Nobody truly knows what makes people happy at work

We can't really measure happiness at work

Here’s a new article on Fast Company purporting, yet again, to conclusively determine what makes people happy at work. This article is based on research from a joint called ‘Expert Market’ and it seems like the four key factors are:

  • Location of the company
  • Gender equity in the workplace/leadership positions
  • Good diversity policies and inclusivity
  • The size and ability to compensate well

If you take this at face value, then take any number of other concepts at face value, it’s clear that no one really knows what makes people happy at work. Let me explain.

1. This is logical: People are individuals; all these studies are aggregates. It’s very hard to say “This is why X-Person does or doesn’t like work!” off a survey. This is the essence of the micro-macro problem in business.

2. What about training? Some of the best-known “Where are the best places to work?” studies and research indicate that organizations which train their employees more — i.e. give them access to skill sets — are usually the places with the happiest employees. That didn’t seem to pop on this Expert Market research.

3. The role of diversity: In reality, we all seek out like-minded, similar individuals — even though we should be pursuing relationships with different kinds of people and exposing ourselves to different ideas. In this SHRM research from earlier in 2015, diversity was way down the list in terms of things that make employees happy or more engaged. I’d assume that’s true. I like working with different kinds of people, but I’d never list diversity at the top of any grouping of “What makes me happy about a job?”

4. Should we even be happy at work? It might be a huge scam, and maybe the point isn’t “being happy” or “having fun” — maybe the point is finding some kind of purpose in the work you do. (That’s not good, because most companies have no idea how to define purpose for their employees.)

5. Is this all a consultant-driven scam? It might be.
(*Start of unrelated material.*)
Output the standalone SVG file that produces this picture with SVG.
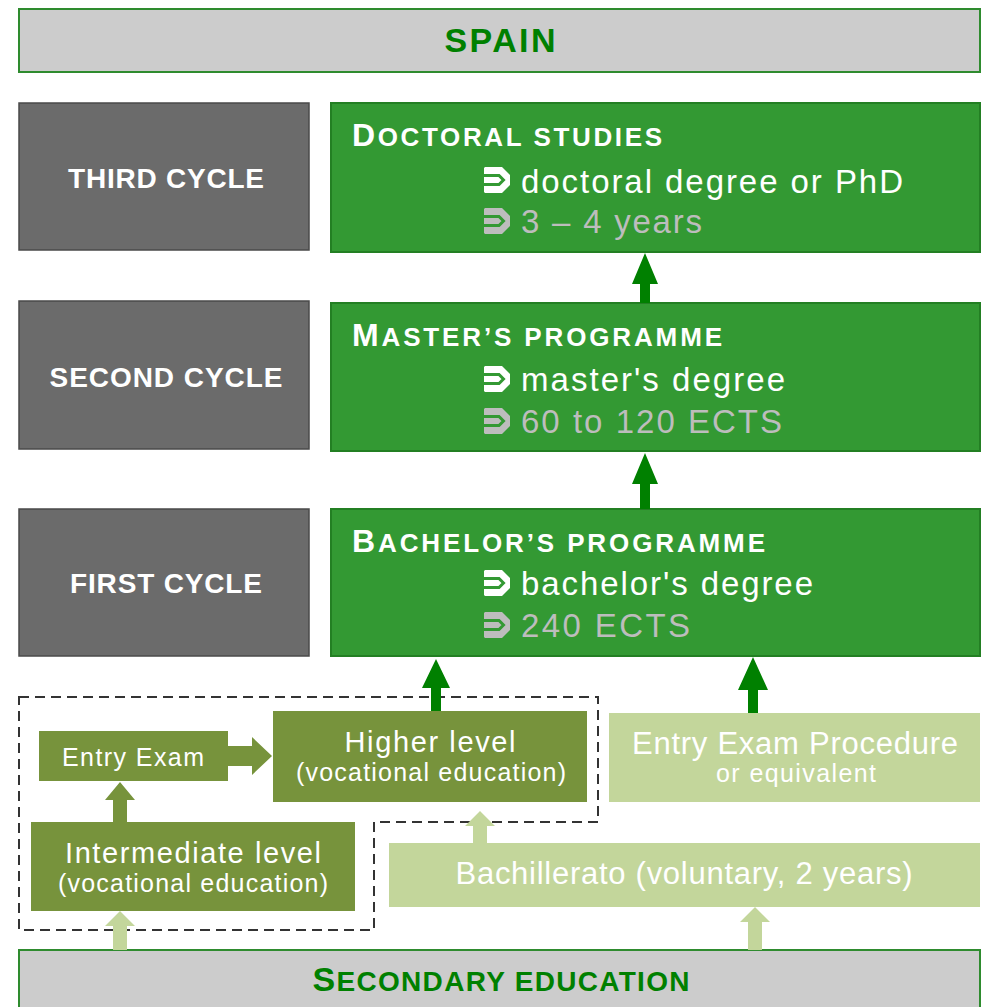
<svg xmlns="http://www.w3.org/2000/svg" width="985" height="1007" viewBox="0 0 985 1007">
<style>
text{font-family:"Liberation Sans",Arial,sans-serif}
.hdr{fill:#cccccc;stroke:#2e8b2e;stroke-width:2}
.hdrt{fill:#008000;font-weight:bold}
.cyc{fill:#6b6b6b;stroke:#4a4a4a;stroke-width:1.5}
.cyct{fill:#ffffff;font-weight:bold;font-size:28px}
.prog{fill:#339933;stroke:#237f23;stroke-width:2}
.pt{fill:#ffffff;font-weight:bold}
.w{fill:#ffffff;font-size:33px}
.g{fill:#bdbdbd;font-size:33px}
.olive{fill:#77933c}
.light{fill:#c3d69b}
.vt{fill:#ffffff}
.dash{fill:none;stroke:#333333;stroke-width:2;stroke-dasharray:10,6}
</style>
<defs>
<g id="bul">
<path d="M-12,-13 H5 L13,-5 V5 L5,13 H-12 L-13,12 V-12 Z"/>
<path d="M-14,-4.5 H2 L6.5,0 L2,4.5 H-14" fill="none" stroke="#339933" stroke-width="3"/>
</g>
</defs>

<g id="spain">
<rect class="hdr" x="19" y="9" width="961" height="63"/>
<text class="hdrt" x="500" y="52" font-size="34" text-anchor="middle" textLength="111">SPAIN</text>
</g>

<g id="third-cycle">
<rect class="cyc" x="19" y="103" width="290" height="147"/>
<text class="cyct" x="166" y="188" text-anchor="middle" textLength="196">THIRD CYCLE</text>
</g>
<g id="second-cycle">
<rect class="cyc" x="19" y="301" width="290" height="148"/>
<text class="cyct" x="166" y="387" text-anchor="middle" textLength="233">SECOND CYCLE</text>
</g>
<g id="first-cycle">
<rect class="cyc" x="19" y="509" width="290" height="147"/>
<text class="cyct" x="166" y="593" text-anchor="middle" textLength="192">FIRST CYCLE</text>
</g>

<g id="doctoral">
<rect class="prog" x="331" y="103" width="649" height="149"/>
<text class="pt" x="352" y="146" textLength="310"><tspan font-size="32">D</tspan><tspan font-size="26">OCTORAL STUDIES</tspan></text>
<use href="#bul" x="497" y="180" fill="#ffffff"/>
<text class="w" x="521" y="193" textLength="382">doctoral degree or PhD</text>
<use href="#bul" x="497" y="221" fill="#bdbdbd"/>
<text class="g" x="521" y="233" textLength="181">3 – 4 years</text>
</g>

<g id="master">
<rect class="prog" x="331" y="303" width="649" height="148"/>
<text class="pt" x="352" y="346" textLength="370"><tspan font-size="32">M</tspan><tspan font-size="26">ASTER’S PROGRAMME</tspan></text>
<use href="#bul" x="497" y="379" fill="#ffffff"/>
<text class="w" x="521" y="391" textLength="264">master's degree</text>
<use href="#bul" x="497" y="421" fill="#bdbdbd"/>
<text class="g" x="521" y="433" textLength="261">60 to 120 ECTS</text>
</g>

<g id="bachelor">
<rect class="prog" x="331" y="509" width="649" height="147"/>
<text class="pt" x="352" y="552" textLength="413"><tspan font-size="32">B</tspan><tspan font-size="26">ACHELOR’S PROGRAMME</tspan></text>
<use href="#bul" x="497" y="583" fill="#ffffff"/>
<text class="w" x="521" y="595" textLength="292">bachelor's degree</text>
<use href="#bul" x="497" y="625" fill="#bdbdbd"/>
<text class="g" x="521" y="637" textLength="169">240 ECTS</text>
</g>

<g id="vocational-group">
<path class="dash" d="M19,697 H598 V822 H374 V930 H19 Z"/>
</g>

<g id="entry-exam">
<rect class="olive" x="39" y="731" width="189" height="50"/>
<text class="vt" x="133" y="766" font-size="25" text-anchor="middle" textLength="142">Entry Exam</text>
</g>

<g id="higher-level">
<rect class="olive" x="273" y="711" width="314" height="91"/>
<text class="vt" x="430" y="752" font-size="29" text-anchor="middle" textLength="171">Higher level</text>
<text class="vt" x="431" y="781" font-size="25" text-anchor="middle" textLength="270">(vocational education)</text>
</g>

<g id="intermediate-level">
<rect class="olive" x="31" y="822" width="324" height="89"/>
<text class="vt" x="193" y="863" font-size="29" text-anchor="middle" textLength="256">Intermediate level</text>
<text class="vt" x="193" y="892" font-size="25" text-anchor="middle" textLength="270">(vocational education)</text>
</g>

<g id="entry-exam-procedure">
<rect class="light" x="609" y="713" width="371" height="89"/>
<text class="vt" x="795" y="754" font-size="31" text-anchor="middle" textLength="326">Entry Exam Procedure</text>
<text class="vt" x="796" y="782" font-size="25" text-anchor="middle" textLength="160">or equivalent</text>
</g>

<g id="bachillerato">
<rect class="light" x="389" y="843" width="591" height="64"/>
<text class="vt" x="684" y="884" font-size="31" text-anchor="middle" textLength="457">Bachillerato (voluntary, 2 years)</text>
</g>

<g id="secondary">
<rect class="hdr" x="19" y="950" width="961" height="62"/>
<text class="hdrt" x="501" y="991" textLength="377" text-anchor="middle"><tspan font-size="34">S</tspan><tspan font-size="28">ECONDARY EDUCATION</tspan></text>
</g>

<g id="connectors">
<path fill="#008000" d="M640,303 V284 H632 L645,253 L658,284 H650 V303 Z"/>
<path fill="#008000" d="M640,509 V484 H632 L645,453 L658,484 H650 V509 Z"/>
<path fill="#008000" d="M431,711 V688 H422 L436,659 L450,688 H441 V711 Z"/>
<path fill="#008000" d="M748,713 V690 H738 L753,657 L768,690 H758 V713 Z"/>
<path fill="#77933c" d="M228,746 H252 V737 L272,756 L252,775 V766 H228 Z"/>
<path fill="#77933c" d="M113,822 V800 H105 L120,782 L135,800 H127 V822 Z"/>
<path fill="#c3d69b" d="M473,843 V826 H465 L480,811 L495,826 H487 V843 Z"/>
<path fill="#c3d69b" d="M748,950 V922 H740 L755,907 L770,922 H762 V950 Z"/>
<path fill="#c3d69b" d="M113,950 V926 H105 L120,911 L135,926 H127 V950 Z"/>
</g>
</svg>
Here’s the bottom line on the whole idea of ‘being happy at work’ for me:

  • To most people, work is transactional; you come in, you do a job, they pay you, and you leave and pursue the other aspects of your life with that money.
  • If people wanted work to be transformative, they’d care about things like on-boarding people, promoting people, letting people push ideas or have impact on decisions, etc.
  • Most people want to come, get paid above market, bitch about how busy and important they are, and leave.
  • People might like their co-workers or their boss but I don’t think anyone is trying to use “work” as a source of “happiness,” generally speaking.
  • It’s impossible to study happiness at work conclusively because what defines happiness — or being content — is so different for everyone.

I think organizations have two responsibilities back to the individual at base:

  • Pay them the agreed-upon salary at the agreed-upon times.
  • At the managerial level, attempt to connect the individual’s work back to the bigger work of the organization without just saying “Generating revenue.”

If I had to add a third, it would be:

  • Letting individual employees have a stake in ideation and decision-making

Out of those three, most organizations get the first one right — and that’s about it (and not even all the time!). So again, we come back to a place where really that all that matters is money, finding more money, pursuing money, chasing money, digging for money, paying people more (or not!), and everything that isn’t money-tied falls back by the wayside of “Oh, yea … I think I saw some study about that! But I don’t have time for that stuff; I’m out here chasing revenue targets!”

Until that latter attitude changes among managers — for lack of a better term, until we can inject empathy into management — then very little will change about how “happy” or “engaged” employees are.